5. Any liability incurred by forgery or unauthorized
signature of one spouse signing the name of the other
spouse. Any such liability shall be a nonmarital liability only
of the party having committed the forgery or having affixed
the unauthorized signature. In determining an award of
attorney’s fees and costs pursuant to s. 61.16, the court may
3
Former Husband admitted that he forged Former Wife's signature on the loan
because he did not think she would agree to sign it herself. And, there was no evidence
to suggest Former Wife ratified the loan. Thus, the loan was a nonmarital liability of
Former Husband.
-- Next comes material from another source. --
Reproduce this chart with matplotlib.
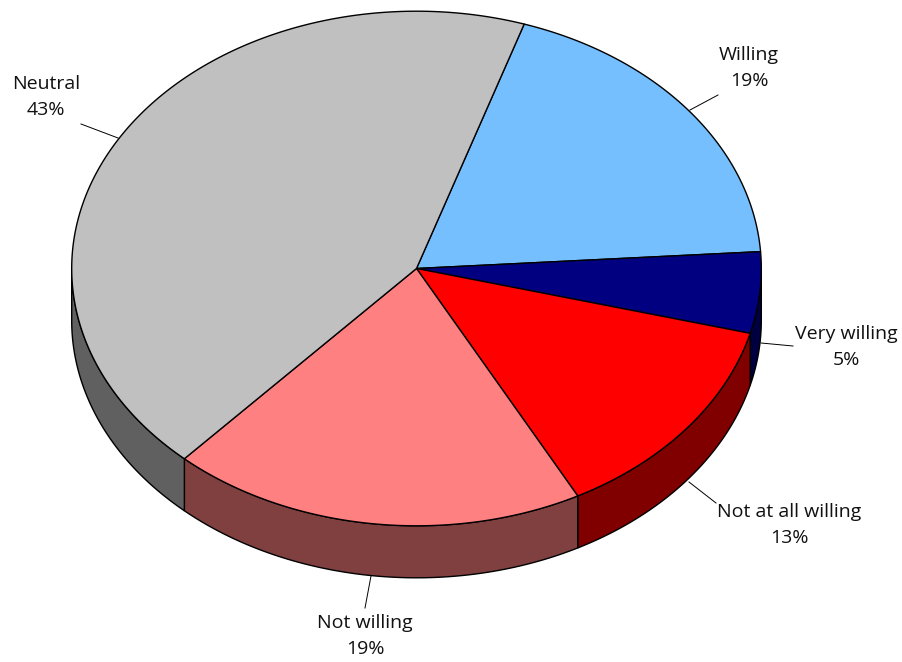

Nevertheless, the loan was paid off using marital funds from Former
Husband's retirement accounts. Because the $100,000 principal from the loan was
within the $245,475 in losses incurred in the Florida State Bank investment, the trial
court should have classified $100,000 of the $245,475 loss as the nonmarital liability of
Former Husband. See id. Failing to do so is reversible error. See Prest v. Tracy, 749
So. 2d 538, 539 (Fla. 2d DCA 2000) ("A final judgment which purports to equitably
distribute the parties’ marital assets but which fails to comply with the statutory
requirements . . . requires reversal." (citing Staton v. Staton, 710 So. 2d 744, 745 (Fla.
2d DCA 1998))).
Accordingly, we reverse that portion of the final judgment distributing the losses
on the Florida State Bank investment equally and remand for the purpose of allocating
$100,000 of the losses as a nonmarital liability of Former Husband. In all other
respects, we affirm.
AFFIRMED IN PART, REVERSED IN PART, and REMANDED.
TORPY, BERGER and WALLIS, JJ., concur.
consider forgery or an unauthorized signature by a party and
may make a separate award for attorney’s fees and costs
occasioned by the forgery or unauthorized signature. This
subparagraph does not apply to any forged or unauthorized
signature that was subsequently ratified by the other spouse.